The choreography itself (what the dancers are left with at the end of the creation period) is like a script, it is very far from being the movie.

Move

A choreography must always move faster than the capacety of the viewer’s eye to fully understand "how it works”. it should always be one step ahead of its audience, thus creating a strong sens of moving forward (in time, substances, ideas, naratives etc)

Pitfall

When the work one creates isn’t about himself, it opens the way to see how the dancers, as the immediate and most intimate manifestations of a dance piece, must be given the conditions and context that will allow their talent and individual qualities to come into being.
They in turn, will also have to understand that "its not about them".  A full cycle of realizing the independence of the choreographic process and substance, from its makers. (Agnes Martin once wrote. "The enormous pitfall is devotion to oneself instead of to life. All works that are self-devoted are absolutely ineffective.”)

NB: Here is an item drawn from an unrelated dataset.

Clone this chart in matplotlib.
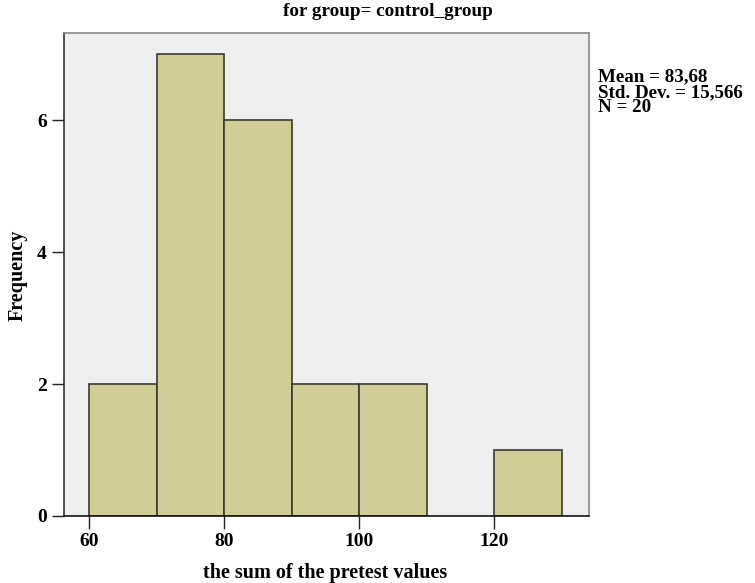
import numpy as np
import matplotlib
matplotlib.use("Agg")
import matplotlib.pyplot as plt

# histogram bins and counts
bin_edges = [60, 70, 80, 90, 100, 110, 120, 130]
counts = [2, 7, 6, 2, 2, 0, 1]
x_ticks = [60, 80, 100, 120]
y_ticks = [0, 2, 4, 6]
stats_lines = ["Mean = 83,68", "Std. Dev. = 15,566", "N = 20"]

plt.rcParams['font.family'] = ['Liberation Serif', 'DejaVu Serif']
plt.rcParams['font.weight'] = 'bold'

fig = plt.figure(figsize=(7.55, 5.83), dpi=100)
W, H = 755.0, 583.0
ax = fig.add_axes([63.5 / W, 1 - 516 / H, (589 - 63.5) / W, (516 - 33) / H])
ax.set_facecolor('#efefef')

lefts = np.array(bin_edges[:-1])
widths = np.diff(bin_edges)
for l, w, c in zip(lefts, widths, counts):
    if c > 0:
        ax.bar(l, c, width=w, align='edge', color='#d2cd97',
               edgecolor='#3a3a2a', linewidth=1.2, zorder=2)

ax.set_xlim(56.2, 134.0)
ax.set_ylim(0, 7.32)
ax.set_xticks(x_ticks)
ax.set_yticks(y_ticks)
ax.tick_params(direction='out', length=9, width=1.0, color='#222222',
               labelsize=14, pad=3)
for lab in ax.get_xticklabels() + ax.get_yticklabels():
    lab.set_fontweight('bold')

ax.spines['left'].set_color('#333333')
ax.spines['bottom'].set_color('#111111')
ax.spines['top'].set_color('#888888')
ax.spines['right'].set_color('#888888')
for s in ax.spines.values():
    s.set_linewidth(1.2)

# axis titles placed where SPSS puts them
fig.text(325 / W, 1 - 573 / H, 'the sum of the pretest values', ha='center', va='center',
         fontsize=14.5, fontweight='bold')
fig.text(18 / W, 1 - 275 / H, 'Frequency', ha='center', va='center', rotation=90,
         fontsize=14.5, fontweight='bold')

fig.text(388 / W, 1 - 12 / H, 'for group= control_group', ha='center', va='center',
         fontsize=13.8, fontweight='bold')
for i, line in enumerate(stats_lines):
    fig.text(598 / W, 1 - (77 + 15.5 * i) / H, line, ha='left', va='center',
             fontsize=13.7, fontweight='bold')

fig.savefig('out.png', dpi=100)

But even if this second aspect is harder to achieve, i'm constantly looking for ways of maximizing their ability for creativity and clarity. To a large extent, this is attained through creating a subtle balance between making them aware of the choreographic mechanism and the way it functions, and at times, putting them through processes in which they are unable to fully grasp the forces that determine the flow of events/actions/situations.

Awareness

Awareness is at the hart of the act of dancing - the wider it is, the more information and details a dancer accumulates in real time, the more the dance becomes clear and meaningful. When dancing within a group, most of one’s attention should be aimed at maximising one’s awareness at what is being done by the other dancers. This frees the dancer’s own body and mind to engage fully with the movement, and creates a clear relation to the other dancers, thus giving the dancer the best reasons to move (or stay still for that matter…). Acute perception of the wider context, is at the origin of good dancing.

Process

The first thing that happen in the studio at the start of the process, usualy looks good, then you start doubting it and begins to change certain elements, and before you know it, the whole thing stops making sense. Choreographic sections that were almost finished and felt quite good, fall apart. It's as if we haven’t experienced enough with them for it to hold. The whole thing doesn't have enough structural history. It’s not always the case, but sometimes the mere accumulation of attempts, layers and deleted versions, is needed. What I'm always after is some simplicity where the whole thing is just there, and sometimes getting there goes through throwing some great 'younger’ versions in order to arrive to ‘older’ ones.